UMA TRAPALHADA QUE NÃO CONSTITUIU UMA SURPRESA
António Marcelino
Chegamos onde há de muito se esperava. Dolorosamente. Sem horizontes de esperança e sem nesga de luz, com o povo dorido e dividido. Com nuvens negras que pressagiam fome, revolta, violência. A fome não é boa conselheira. A violência já anda por aí à solta. Culpa de poucos, o sofrimento de muitos.
As premissas estavam postas. A conclusão de há muito não oferecia dúvidas. O forte do povo português está mais no coração onde cabe a revolta pelas desilusões, mas cabe também a perda fácil da memória, quando se ouvem de novo os discursos inflamados e fogosos dos trapaceiros de ontem. Não falta quem fale de fatalismo. Não vou por aí e não vou sozinho.
Na selva da política, quem fala a verdade não tem nem lugar, nem sucesso. Soltam-se logo os superficiais instalados, os interessados em perigo, os servidores oficiais do sistema. Conluiem-se todos, os de casa e os de fora, e logo se lhes abrem espaços onde podem pontificar, sem que ninguém lhes peça contas da manifesta intenção de denegrir e destruir, com mentiras e suspeitas. Um país doente que se diz democrático.
Com orçamento ou sem orçamento, os passos dados ao longo de anos foram muitas vezes errados, para se salvarem ilusões momentâneas, se conseguirem vitórias imerecidas, se confirmarem ambições megalómanas. Mas o problema grave é que o povo foi enganado e esquecido. Agora, mais se queixa do que espera, mais critica do que arregaça mangas. Como se poderá ele levantar do marasmo de morte se os valores morais e éticos foram desprezados, a família destruída, as pessoas desrespeitadas, a economia estrangulada, o fosso entre ricos e pobres, aprofundado, a educação desvirtuada e amorfa, a saúde cada dia mais difícil, a justiça desprestigiada, o dia-a-dia dos mais carenciados insuportável, a verdade esvaziada e sem lugar num domínio onde reina o despudor e a mentira?

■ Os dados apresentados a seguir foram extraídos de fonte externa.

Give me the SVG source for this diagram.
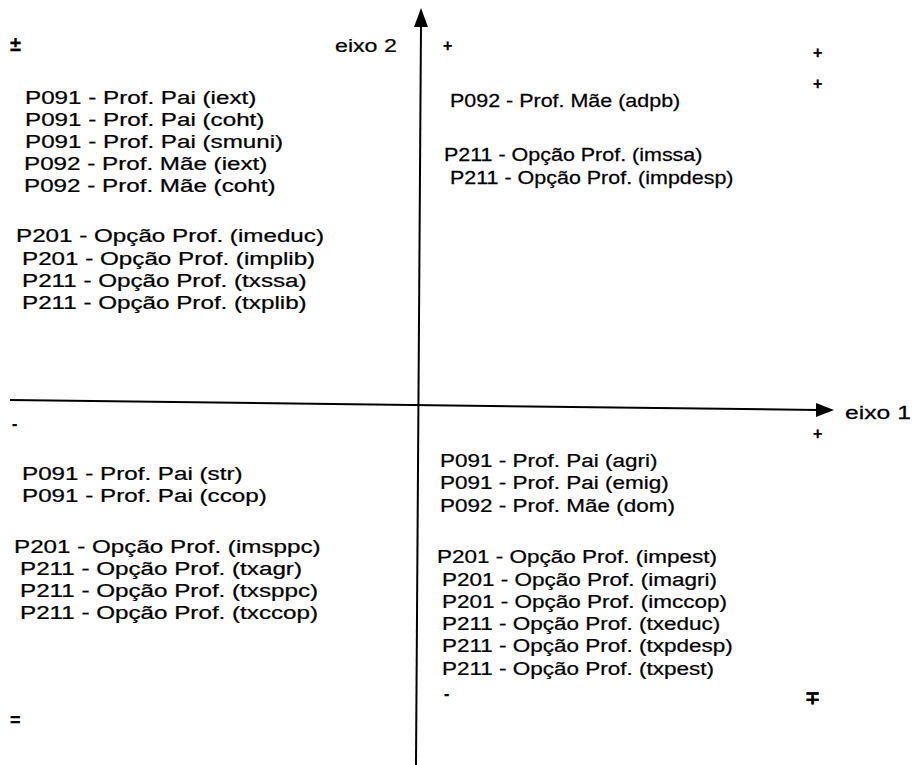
<svg xmlns="http://www.w3.org/2000/svg" width="922" height="765" viewBox="0 0 922 765">
<style>
text{font-family:"Liberation Sans",Arial,sans-serif;font-size:19px;fill:#000;stroke:#000;stroke-width:0.25}
.sym{font-size:16px;font-weight:bold}
.ax{stroke:#000;stroke-width:2;fill:none}
</style>
<rect width="922" height="765" fill="#fff"/>
<g id="connectors">
<line class="ax" x1="421" y1="24" x2="416" y2="765"/>
<polygon points="421,8 414,27 428,27" fill="#000"/>
<line class="ax" x1="10" y1="400" x2="818" y2="410"/>
<polygon points="834,410 816,403 816,417" fill="#000"/>
</g>
<g id="axis-labels">
<text id="eixo2" transform="matrix(1.22 0 0 1 335 52)">eixo 2</text>
<text id="eixo1" transform="matrix(1.3 0 0 1 845 419)">eixo 1</text>
<text class="sym" x="10" y="51" style="font-size:20px">±</text>
<text class="sym" x="443" y="51">+</text>
<text class="sym" x="813" y="58">+</text>
<text class="sym" x="813" y="89">+</text>
<text class="sym" x="813" y="439">+</text>
<text class="sym" x="12" y="429">-</text>
<text class="sym" x="10" y="726" style="font-size:18px">=</text>
<text class="sym" x="444" y="699">-</text>
<text class="sym" x="805" y="704" style="font-size:18px">∓</text>
</g>
<g id="q-top-left">
<text transform="matrix(1.274 0 0 1 25 104)">P091 - Prof. Pai (iext)</text>
<text transform="matrix(1.274 0 0 1 25 126)">P091 - Prof. Pai (coht)</text>
<text transform="matrix(1.274 0 0 1 25 148)">P091 - Prof. Pai (smuni)</text>
<text transform="matrix(1.274 0 0 1 24 170)">P092 - Prof. Mãe (iext)</text>
<text transform="matrix(1.274 0 0 1 24 192)">P092 - Prof. Mãe (coht)</text>
<text transform="matrix(1.274 0 0 1 16 242)">P201 - Opção Prof. (imeduc)</text>
<text transform="matrix(1.274 0 0 1 22 265)">P201 - Opção Prof. (implib)</text>
<text transform="matrix(1.274 0 0 1 22 287)">P211 - Opção Prof. (txssa)</text>
<text transform="matrix(1.274 0 0 1 22 309)">P211 - Opção Prof. (txplib)</text>
</g>
<g id="q-top-right">
<text transform="matrix(1.13 0 0 1 450 107)">P092 - Prof. Mãe (adpb)</text>
<text transform="matrix(1.13 0 0 1 444 161)">P211 - Opção Prof. (imssa)</text>
<text transform="matrix(1.13 0 0 1 450 184)">P211 - Opção Prof. (impdesp)</text>
</g>
<g id="q-bottom-left">
<text transform="matrix(1.274 0 0 1 22 480)">P091 - Prof. Pai (str)</text>
<text transform="matrix(1.274 0 0 1 22 502)">P091 - Prof. Pai (ccop)</text>
<text transform="matrix(1.274 0 0 1 14 553)">P201 - Opção Prof. (imsppc)</text>
<text transform="matrix(1.274 0 0 1 20 575)">P211 - Opção Prof. (txagr)</text>
<text transform="matrix(1.274 0 0 1 20 597)">P211 - Opção Prof. (txsppc)</text>
<text transform="matrix(1.274 0 0 1 20 619)">P211 - Opção Prof. (txccop)</text>
</g>
<g id="q-bottom-right">
<text transform="matrix(1.184 0 0 1 440 467)">P091 - Prof. Pai (agri)</text>
<text transform="matrix(1.184 0 0 1 440 489)">P091 - Prof. Pai (emig)</text>
<text transform="matrix(1.184 0 0 1 440 512)">P092 - Prof. Mãe (dom)</text>
<text transform="matrix(1.184 0 0 1 437 563)">P201 - Opção Prof. (impest)</text>
<text transform="matrix(1.184 0 0 1 442 586)">P201 - Opção Prof. (imagri)</text>
<text transform="matrix(1.184 0 0 1 442 608)">P201 - Opção Prof. (imccop)</text>
<text transform="matrix(1.184 0 0 1 442 630)">P211 - Opção Prof. (txeduc)</text>
<text transform="matrix(1.184 0 0 1 442 652)">P211 - Opção Prof. (txpdesp)</text>
<text transform="matrix(1.184 0 0 1 442 675)">P211 - Opção Prof. (txpest)</text>
</g>
</svg>
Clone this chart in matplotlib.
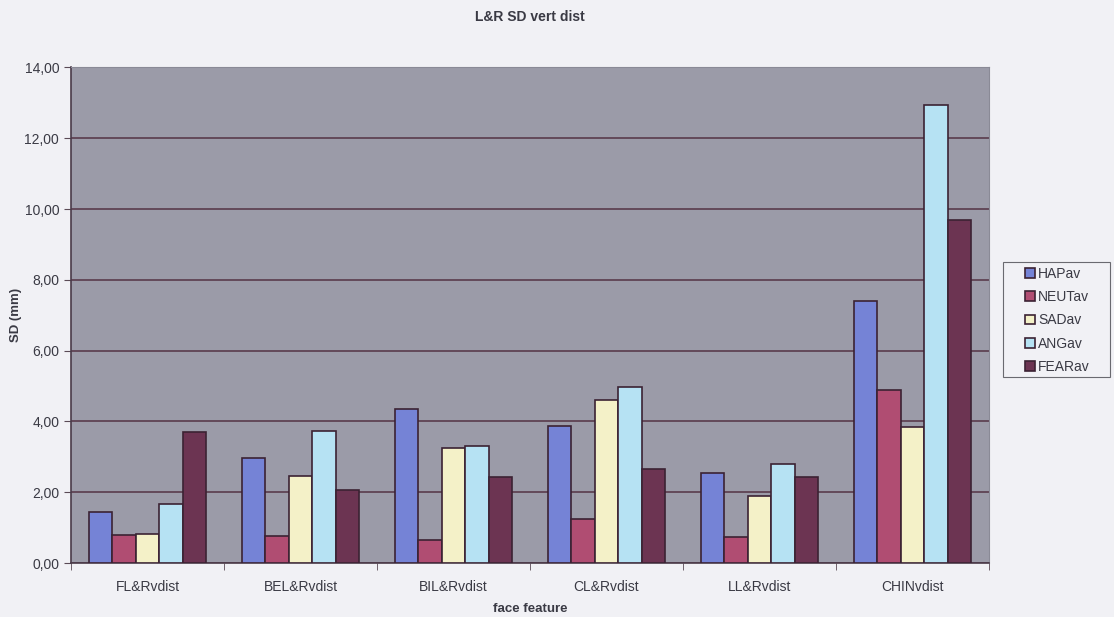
import matplotlib
matplotlib.use("Agg")
import matplotlib.pyplot as plt
import matplotlib.ticker as mticker
from matplotlib.patches import Rectangle
import numpy as np

categories = ["FL&Rvdist", "BEL&Rvdist", "BIL&Rvdist", "CL&Rvdist", "LL&Rvdist", "CHINvdist"]
series_names = ["HAPav", "NEUTav", "SADav", "ANGav", "FEARav"]

hap = [1.43, 2.97, 4.34, 3.88, 2.54, 7.40]
neut = [0.78, 0.76, 0.64, 1.24, 0.73, 4.90]
sad = [0.83, 2.47, 3.24, 4.60, 1.90, 3.84]
ang = [1.67, 3.72, 3.31, 4.97, 2.79, 12.94]
fear = [3.70, 2.06, 2.42, 2.65, 2.43, 9.70]

colors = ["#7583d6", "#b04d72", "#f4f1c8", "#b6e2f3", "#6c3452"]

plt.rcParams["font.family"] = ["Liberation Sans", "DejaVu Sans"]
text_col = "#3a3a44"
W, H = 1114, 617

fig = plt.figure(figsize=(W / 100, H / 100), dpi=100)
fig.patch.set_facecolor("#f1f1f5")
ax = fig.add_axes([0.0637, 0.0875, 0.8241, 0.8031])
ax.set_facecolor("#9b9ba8")

# excel style: gap width 150% -> each bar is 1/6.5 of a category
bw = 1 / 6.5
x = np.arange(len(categories))
for i, (name, vals) in enumerate(zip(series_names, [hap, neut, sad, ang, fear])):
    ax.bar(x + (i - 2) * bw, vals, bw, color=colors[i], edgecolor="#3b2233",
           linewidth=1.2, label=name, zorder=3)

ax.set_xlim(-0.5, len(categories) - 0.5)
ax.set_ylim(0, 14)
ax.yaxis.set_major_locator(mticker.MultipleLocator(2))
ax.yaxis.set_major_formatter(mticker.FuncFormatter(lambda v, p: f"{v:.2f}".replace(".", ",")))
ax.grid(axis="y", color="#5a3c4c", linewidth=1.2, zorder=1)

ax.set_xticks(x)
ax.set_xticklabels(categories)
ax.set_xticks(np.arange(len(categories) + 1) - 0.5, minor=True)
ax.tick_params(axis="x", which="major", length=0, pad=12, labelsize=10, labelcolor=text_col)
ax.tick_params(axis="x", which="minor", length=5, color="#5a4a55")
ax.tick_params(axis="y", length=5, color="#5a4a55", labelsize=10, labelcolor=text_col)

for side in ["left", "bottom"]:
    ax.spines[side].set_color("#4a3a48")
    ax.spines[side].set_linewidth(1.2)
for side in ["top", "right"]:
    ax.spines[side].set_color("#8a8a96")
    ax.spines[side].set_linewidth(0.8)

fig.text(530 / W, 1 - 17 / H, "L&R SD vert dist", fontsize=10, fontweight="bold",
         color=text_col, ha="center", va="center")
ax.set_xlabel("face feature", fontsize=9.5, fontweight="bold", color=text_col, labelpad=7)
ax.set_ylabel("SD (mm)", fontsize=9.5, fontweight="bold", color=text_col)
ax.yaxis.set_label_coords(-(71 - 22) / (0.8241 * W), 0.5)

# legend frame drawn separately so the box can be sized freely
fig.patches.append(Rectangle((1003 / W, 1 - 377 / H), 107 / W, 115 / H,
                             transform=fig.transFigure, facecolor="#f1f1f5",
                             edgecolor="#6a6a70", linewidth=0.8, zorder=0))
leg = fig.legend(loc="upper left", bbox_to_anchor=(1025 / W, 1 - 267 / H), frameon=False,
                 fontsize=10, handlelength=0.7, handleheight=0.7, borderpad=0,
                 borderaxespad=0, handletextpad=0.25, labelspacing=0.66)
for t in leg.get_texts():
    t.set_color(text_col)

fig.savefig("out.png", dpi=100, facecolor=fig.get_facecolor())
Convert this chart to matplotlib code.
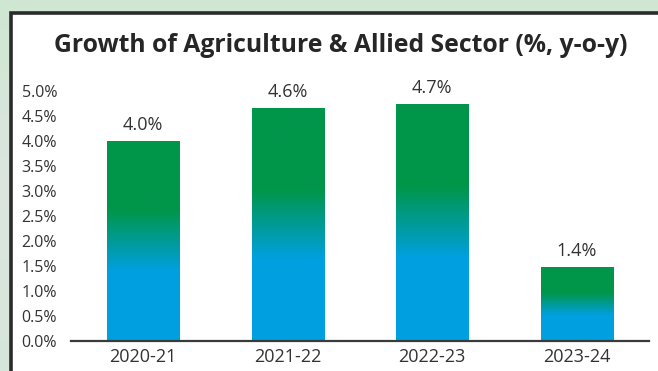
import matplotlib
matplotlib.use("Agg")
import matplotlib.pyplot as plt
import numpy as np
from matplotlib.colors import LinearSegmentedColormap
from matplotlib.patches import Rectangle

categories = ["2020-21", "2021-22", "2022-23", "2023-24"]
values = [4.0, 4.65, 4.73, 1.47]
value_labels = ["4.0%", "4.6%", "4.7%", "1.4%"]
yticks = [0.0, 0.5, 1.0, 1.5, 2.0, 2.5, 3.0, 3.5, 4.0, 4.5, 5.0]
title = "Growth of Agriculture & Allied Sector (%, y-o-y)"

plt.rcParams['font.family'] = ['Open Sans', 'DejaVu Sans']

W, H = 658, 371
fig = plt.figure(figsize=(W / 100, H / 100), dpi=100)
fig.patch.set_facecolor("#d3e6d9")

# background gradient (figure level)
bg = fig.add_axes([0, 0, 1, 1], zorder=-10)
grad = np.linspace(0, 1, 256)[:, None]
bg_cmap = LinearSegmentedColormap.from_list("bg", ["#cfe7d2", "#dce5df", "#d6e6da"])
bg.imshow(grad, aspect="auto", cmap=bg_cmap, extent=[0, 1, 0, 1])
bg.set_axis_off()

# white chart panel with dark frame
panel = Rectangle((10.5 / W, -0.05), 1.0, (H - 12.5) / H + 0.05, transform=fig.transFigure,
                  facecolor="white", edgecolor="#2b2b2b", linewidth=2.6, zorder=-5)
fig.patches.append(panel)

ax = fig.add_axes([71 / W, (H - 341) / H, (649 - 71) / W, (341 - 90.5) / H])
ax.set_facecolor("none")
x = np.arange(len(categories))
bars = ax.bar(x, values, width=0.5, color="none", edgecolor="none")

cmap = LinearSegmentedColormap.from_list(
    "barg", [(0.0, "#00a0e0"), (0.35, "#00a0e0"), (0.65, "#00964a"), (1.0, "#00964a")])
g = np.linspace(0, 1, 256)[:, None]
for b in bars:
    x0, w, h = b.get_x(), b.get_width(), b.get_height()
    im = ax.imshow(g, aspect="auto", cmap=cmap, origin="lower",
                   extent=[x0, x0 + w, 0, h], zorder=2)
    im.set_clip_path(b)

for b, lab in zip(bars, value_labels):
    ax.annotate(lab, (b.get_x() + b.get_width() / 2, b.get_height()),
                xytext=(0, 5), textcoords="offset points", ha="center", va="bottom",
                fontsize=13, color="#333333")

ax.set_xlim(-0.5, len(categories) - 0.5)
ax.set_ylim(0, 5.0)
ax.set_yticks(yticks)
ax.set_yticklabels([f"{t:.1f}%" for t in yticks])
ax.set_xticks(x)
ax.set_xticklabels(categories)
ax.tick_params(axis="y", length=0, pad=10, labelsize=11.5, labelcolor="#333333")
ax.tick_params(axis="x", length=0, pad=5, labelsize=13, labelcolor="#333333")
for s in ["top", "right", "left"]:
    ax.spines[s].set_visible(False)
ax.spines["bottom"].set_color("#3a3a3a")
ax.spines["bottom"].set_linewidth(1.6)
ax.spines["bottom"].set_zorder(5)

fig.text(341 / W, 1 - 46 / H, title, ha="center", va="center",
         fontsize=17.8, fontweight="bold", color="#262626")

fig.savefig("out.png", dpi=100)
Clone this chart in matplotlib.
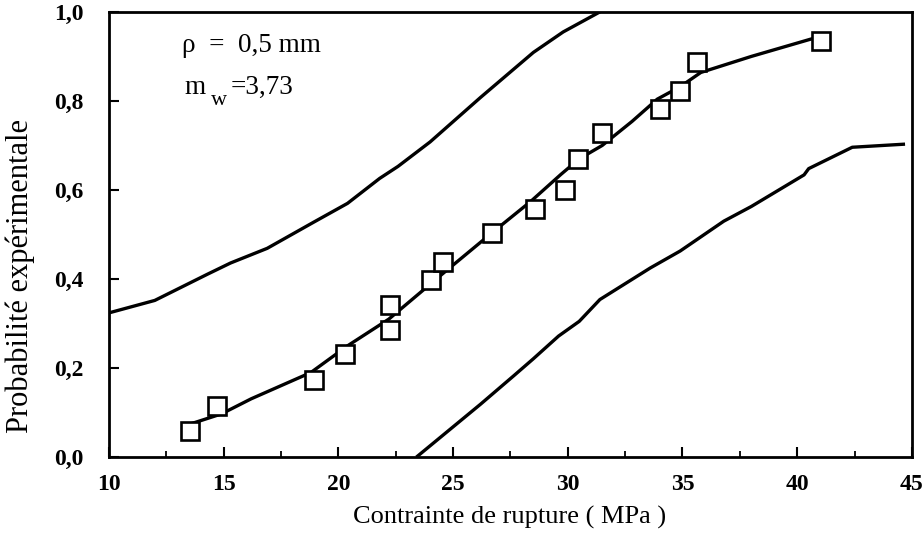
import matplotlib
matplotlib.use("Agg")
import matplotlib.pyplot as plt
from matplotlib.ticker import MultipleLocator, FuncFormatter

# Experimental points
exp_x = [13.52, 14.71, 18.93, 20.28, 22.23, 22.23, 24.06, 24.54, 26.68, 28.56,
         29.87, 30.45, 31.47, 34.02, 34.90, 35.65, 41.03]
exp_y = [0.059, 0.115, 0.173, 0.231, 0.286, 0.341, 0.398, 0.438, 0.504, 0.558,
         0.601, 0.670, 0.727, 0.781, 0.823, 0.887, 0.934]

# Fitted (middle) curve
fit_x = [13.4, 14.9, 16.2, 18.8, 20.4, 22.2, 24.5, 26.7, 28.4, 29.7, 30.5, 31.5,
         32.8, 33.9, 34.9, 35.8, 38.0, 41.0]
fit_y = [0.072, 0.097, 0.131, 0.190, 0.250, 0.310, 0.410, 0.504, 0.575, 0.635,
         0.670, 0.700, 0.754, 0.804, 0.832, 0.864, 0.900, 0.945]

# Upper bound curve
up_x = [10.0, 12.0, 14.3, 15.3, 16.9, 18.9, 20.4, 21.8, 22.6, 24.0, 26.2, 28.5, 29.8, 31.4]
up_y = [0.324, 0.352, 0.411, 0.436, 0.469, 0.527, 0.570, 0.626, 0.653, 0.708, 0.808,
        0.909, 0.955, 1.0]

# Lower bound curve
low_x = [23.4, 26.2, 27.65, 28.5, 29.6, 30.5, 31.4, 33.6, 34.9, 36.8, 38.0, 40.3,
         40.5, 42.4, 44.7]
low_y = [0.0, 0.119, 0.183, 0.221, 0.272, 0.305, 0.354, 0.425, 0.463, 0.530, 0.563,
         0.634, 0.648, 0.696, 0.703]

plt.rcParams['font.family'] = ['Liberation Serif', 'DejaVu Serif']

fig = plt.figure(figsize=(9.23, 5.41), dpi=100)
ax = fig.add_axes([0.118, 0.155, 0.870, 0.823])

lw = 2.4
ax.plot(up_x, up_y, color='black', lw=lw, solid_capstyle='butt')
ax.plot(low_x, low_y, color='black', lw=lw, solid_capstyle='butt')
ax.plot(fit_x, fit_y, color='black', lw=lw, solid_capstyle='butt')
ax.plot(exp_x, exp_y, linestyle='none', marker='s', markersize=13,
        markerfacecolor='white', markeredgecolor='black', markeredgewidth=1.9)

ax.set_xlim(10, 45)
ax.set_ylim(0, 1.0)
ax.xaxis.set_major_locator(MultipleLocator(5))
ax.xaxis.set_minor_locator(MultipleLocator(2.5))
ax.yaxis.set_major_locator(MultipleLocator(0.2))
ax.yaxis.set_major_formatter(FuncFormatter(lambda v, p: f"{v:.1f}".replace('.', ',')))

ax.tick_params(axis='both', which='major', direction='in', length=7, width=1.5,
               labelsize=17, top=False, right=False)
ax.tick_params(axis='x', which='major', pad=12)
ax.tick_params(axis='y', which='major', pad=18)
ax.tick_params(axis='x', which='minor', direction='in', length=4, width=1.3, top=False)
for lab in ax.get_xticklabels() + ax.get_yticklabels():
    lab.set_fontweight('bold')
for s in ax.spines.values():
    s.set_linewidth(2)

fig.text(0.5525, 0.043, 'Contrainte de rupture ( MPa )', fontsize=19,
         ha='center', va='center')
fig.text(0.022, 0.49, 'Probabilité expérimentale', fontsize=22,
         ha='center', va='center', rotation=90)

ax.text(13.2, 0.925, 'ρ  =  0,5 mm', fontsize=19.5, ha='left', va='center')
ax.text(13.3, 0.83, 'm', fontsize=19.5, ha='left', va='center')
ax.text(14.45, 0.80, 'w', fontsize=16, ha='left', va='center')
ax.text(15.3, 0.83, '=3,73', fontsize=19.5, ha='left', va='center')

fig.savefig('out.png', dpi=100)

O orgulho político é sempre mortífero. Endeusa os que o cultivam, não dá lugar ao diálogo, responde com desprezo agressivo às razões do outro, fecha os ouvidos aos gritos de angústia, toma por tolos os avisos ponderados. O orgulho só é capaz de gerar obras e decisões fictícias, que o tempo não respeita, nem pode respeitar. Vimos vendo isto tudo.
Quem vai agora julgar e ditar sentença aos causadores deste caos moral, político, social, económico, relacional? A democracia teria saídas se fosse democracia a sério. Mas a democracia, mesmo com as suas conhecidas fragilidades, não interessa a muitas pessoas de grupos, incapazes de jogarem com regras no campo em que todos são chamados a jogar com iguais direitos e deveres.
Vamos entrar, ou melhor, já estamos dentro do tempo em que a esperança murcha a olhos vistos e dificilmente ganha raízes e espevita. Apesar de tudo, é preciso não a deixar morrer. O país não é um feudo de palhaços e malabaristas. Há gente normal capaz de dar rumo ao barco, mesmo com o mar borrascoso, se sentir que, à sua volta, renasce a verdade. A utopia não deixa morrer, porque só ela é capaz de realismo sadio. Sem ela, já tudo é morte.